Incompatible Changes

  • None

New Features

Data Sync

  • Batch Sync: CSV files exported to AWS S3 now support tab delimiter separation.
  • Batch Sync: One-click table creation for Lakehouse target now supports automatic detection of PK fields from source primary key tables and reflects them in the CREATE TABLE statement.
  • Real-time Sync: Supports custom extended fields and setting them as composite primary keys for additional identification scenarios of source data.
  • Real-time Sync: Added display of the number of data rows requiring full synchronization from the source in the task details monitoring page, facilitating assessment of overall data volume and sync progress.

Task Development

  • Task Groups: Added new capabilities including adding downstream nodes within task groups, bucketing support for visualizations, and bulk download history management to help you manage tasks, analyze data, and retrieve results more efficiently. Specific features are as follows:
  • Task Groups: Task groups now support batch addition of downstream child nodes in a task's lineage chain based on a specific node. Supports adding single level, all levels, or custom levels. *Note: Task lineage chain refers to task chains that have been submitted and published to Operations Center.
  • Task Query Results: Visualization chart X-axis now includes bucketing capability. For time and date types, supports flexible data aggregation by time units such as year, month, day, etc.
  • Bulk Download: Added bulk data download history management. After clicking download, you can view download records from the past 3 days. Once the download link is generated, you can click to download. Download links are retained for a maximum of 1 hour.

Operations Center

  • Scheduled Task List: Added display of the most recent instance's run time and status information for the current scheduled task in the scheduled task list.

Monitoring & Alerting

  • Added health monitoring for real-time sync tasks to detect whether data is being consumed and processed normally (based on CheckPoint).

Optimizations

  • Product-wide: Global page design optimization, adjusted page adaptive capability based on browser width.

  • Data Sync:

    • Optimized batch sync page loading performance, improving page response speed and operation fluidity.
    • Field mapping in batch integration tasks now supports manual field selection and copying of field information.
    • SLS batch data integration supports passing parameters to specify data consumption start time and end time.
    • Optimized namespace selection behavior when Kafka is used as source in batch sync.
    • When creating new data sources for single-table real-time sync, only lists selectable data sources that support real-time reading.
  • Task Development:

    • Optimized operation experience within task groups, including editing canvas experience improvements such as quick operation methods, overall page layout, added operations jump, and improved prompt experience for moving/adding task group nodes.
    • SQL task data result table column settings now include search capability, supporting quick search and filtering of column information display.
    • Optimized behavior prompts in the visualization chart area when data query results return no field values.
    • When selecting a data table from the data tree and clicking query, if the current script cursor is not in the implementation area, the query information will automatically position to the code area upon insertion.
    • Optimized interaction behavior for slow page rendering when data query results contain very large data volumes.
    • Task parameter configuration dialog now supports direct modification and save capability. After configuring parameter information and clicking save, both the current script code and parameter information will be saved directly.
    • Optimized parameter value box to display full information with line wrapping when field information is too long.
    • Added entry point to cluster management page in the cluster selection area.
    • Refined handling of comma display for thousand separators in data query results.
  • Data Catalog:

    • Optimized data detail preview functionality to support users selecting all available cluster information under the current instance for data preview.
    • Added force refresh functionality to the data management table details page, supporting manual refresh of table details page to obtain latest metadata information.
  • Data Upload: Optimized backend performance for data upload, improving file upload response speed.
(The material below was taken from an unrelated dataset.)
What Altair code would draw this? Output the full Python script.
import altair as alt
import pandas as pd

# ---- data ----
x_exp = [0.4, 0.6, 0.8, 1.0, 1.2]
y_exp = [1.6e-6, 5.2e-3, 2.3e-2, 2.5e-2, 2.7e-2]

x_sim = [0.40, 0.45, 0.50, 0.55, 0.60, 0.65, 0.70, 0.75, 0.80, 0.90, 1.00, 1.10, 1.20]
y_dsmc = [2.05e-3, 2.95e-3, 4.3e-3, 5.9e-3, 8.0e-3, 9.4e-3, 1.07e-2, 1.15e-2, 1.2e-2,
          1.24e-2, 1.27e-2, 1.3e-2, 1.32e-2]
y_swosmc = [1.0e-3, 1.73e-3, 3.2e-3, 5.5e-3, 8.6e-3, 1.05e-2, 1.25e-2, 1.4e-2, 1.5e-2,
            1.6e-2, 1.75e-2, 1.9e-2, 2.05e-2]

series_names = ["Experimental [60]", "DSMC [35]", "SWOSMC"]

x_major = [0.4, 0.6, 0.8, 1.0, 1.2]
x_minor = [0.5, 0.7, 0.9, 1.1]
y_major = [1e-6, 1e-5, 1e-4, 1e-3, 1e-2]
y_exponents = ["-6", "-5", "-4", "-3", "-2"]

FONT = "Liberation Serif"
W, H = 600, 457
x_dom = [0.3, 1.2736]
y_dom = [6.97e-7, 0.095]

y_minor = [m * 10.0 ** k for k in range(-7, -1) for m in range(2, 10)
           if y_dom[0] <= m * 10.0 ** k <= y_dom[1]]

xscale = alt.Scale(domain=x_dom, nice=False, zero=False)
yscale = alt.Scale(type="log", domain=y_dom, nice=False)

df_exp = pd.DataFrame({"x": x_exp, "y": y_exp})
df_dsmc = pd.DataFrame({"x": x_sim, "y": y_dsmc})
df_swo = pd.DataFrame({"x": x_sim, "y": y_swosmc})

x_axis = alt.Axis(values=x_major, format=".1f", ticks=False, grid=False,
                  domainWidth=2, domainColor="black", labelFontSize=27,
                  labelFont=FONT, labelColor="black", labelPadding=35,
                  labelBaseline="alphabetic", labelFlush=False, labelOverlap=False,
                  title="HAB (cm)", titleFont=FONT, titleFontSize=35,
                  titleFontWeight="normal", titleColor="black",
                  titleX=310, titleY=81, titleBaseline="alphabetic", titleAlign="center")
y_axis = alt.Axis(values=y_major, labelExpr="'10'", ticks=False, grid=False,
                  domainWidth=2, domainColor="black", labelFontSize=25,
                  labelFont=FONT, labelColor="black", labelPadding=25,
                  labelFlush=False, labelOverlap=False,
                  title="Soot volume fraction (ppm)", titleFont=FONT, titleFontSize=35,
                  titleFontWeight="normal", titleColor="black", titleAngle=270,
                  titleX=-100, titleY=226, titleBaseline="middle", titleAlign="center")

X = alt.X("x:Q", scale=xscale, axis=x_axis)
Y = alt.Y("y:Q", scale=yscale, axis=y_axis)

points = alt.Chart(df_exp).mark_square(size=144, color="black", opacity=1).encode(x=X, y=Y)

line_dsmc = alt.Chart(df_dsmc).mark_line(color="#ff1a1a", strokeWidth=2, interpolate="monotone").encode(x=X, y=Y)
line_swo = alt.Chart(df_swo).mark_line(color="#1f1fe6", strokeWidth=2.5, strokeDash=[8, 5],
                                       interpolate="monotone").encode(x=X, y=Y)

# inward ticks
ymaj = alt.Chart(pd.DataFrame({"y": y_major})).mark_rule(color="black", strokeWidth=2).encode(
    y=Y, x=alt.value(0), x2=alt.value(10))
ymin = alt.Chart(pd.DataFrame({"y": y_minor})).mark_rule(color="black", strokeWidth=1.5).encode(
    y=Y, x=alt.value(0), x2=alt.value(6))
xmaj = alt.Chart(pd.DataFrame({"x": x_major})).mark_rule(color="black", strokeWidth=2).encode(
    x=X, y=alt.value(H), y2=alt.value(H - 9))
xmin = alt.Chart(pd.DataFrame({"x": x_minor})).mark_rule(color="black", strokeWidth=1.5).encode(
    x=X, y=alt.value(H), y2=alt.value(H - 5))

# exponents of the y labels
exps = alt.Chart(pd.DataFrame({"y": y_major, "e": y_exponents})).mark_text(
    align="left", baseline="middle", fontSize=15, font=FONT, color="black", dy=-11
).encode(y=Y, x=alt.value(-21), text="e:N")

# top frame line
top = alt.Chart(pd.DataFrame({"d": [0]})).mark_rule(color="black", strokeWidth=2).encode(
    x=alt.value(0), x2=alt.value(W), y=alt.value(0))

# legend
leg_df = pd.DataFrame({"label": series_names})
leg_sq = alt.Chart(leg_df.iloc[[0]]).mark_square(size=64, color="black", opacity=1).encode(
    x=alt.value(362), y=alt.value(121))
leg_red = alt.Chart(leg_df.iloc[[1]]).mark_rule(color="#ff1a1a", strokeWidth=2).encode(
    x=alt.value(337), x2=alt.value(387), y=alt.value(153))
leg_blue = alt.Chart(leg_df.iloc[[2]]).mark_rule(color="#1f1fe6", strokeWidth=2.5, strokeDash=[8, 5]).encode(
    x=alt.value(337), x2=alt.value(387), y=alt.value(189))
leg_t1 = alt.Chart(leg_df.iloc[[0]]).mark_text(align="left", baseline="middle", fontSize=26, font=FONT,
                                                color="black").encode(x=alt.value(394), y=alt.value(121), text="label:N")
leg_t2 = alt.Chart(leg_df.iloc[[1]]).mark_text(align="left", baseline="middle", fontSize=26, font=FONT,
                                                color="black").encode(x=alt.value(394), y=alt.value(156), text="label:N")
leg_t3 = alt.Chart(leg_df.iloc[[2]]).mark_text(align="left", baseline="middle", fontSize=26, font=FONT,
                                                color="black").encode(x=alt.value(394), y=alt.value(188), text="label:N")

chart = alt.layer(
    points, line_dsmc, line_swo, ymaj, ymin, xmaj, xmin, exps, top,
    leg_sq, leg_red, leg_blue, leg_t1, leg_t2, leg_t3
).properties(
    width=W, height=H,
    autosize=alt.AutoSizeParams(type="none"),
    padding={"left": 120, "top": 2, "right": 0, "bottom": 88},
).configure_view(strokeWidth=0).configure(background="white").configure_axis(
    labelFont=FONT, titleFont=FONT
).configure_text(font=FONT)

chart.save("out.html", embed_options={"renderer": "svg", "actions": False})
  • Operations Center: Optimized default configuration for instance reruns, with "include current node" selected by default.

  • Data Quality:

    • Automatically fills in and disables switching of the current workspace when creating new quality rules.
    • Enhanced display of quality rule IDs on the page to assist in distinguishing rules with identical or similar names.
    • Displays rule type and validation details in the validation content of quality rules.

Bug Fixes

  • Data Sync: Fixed issue with incorrect incremental sync results for PostgreSQL data source bit and varbit data types.
  • Task Development: Fixed issue where parameter values did not switch linkedly when the parameter value source was changed from task group parameters to task parameters.
  • Data Catalog: Fixed issue where custom service users were not visible or selectable on the authorization page.

Known Limitations

  • There are no known major limitations introduced in this release.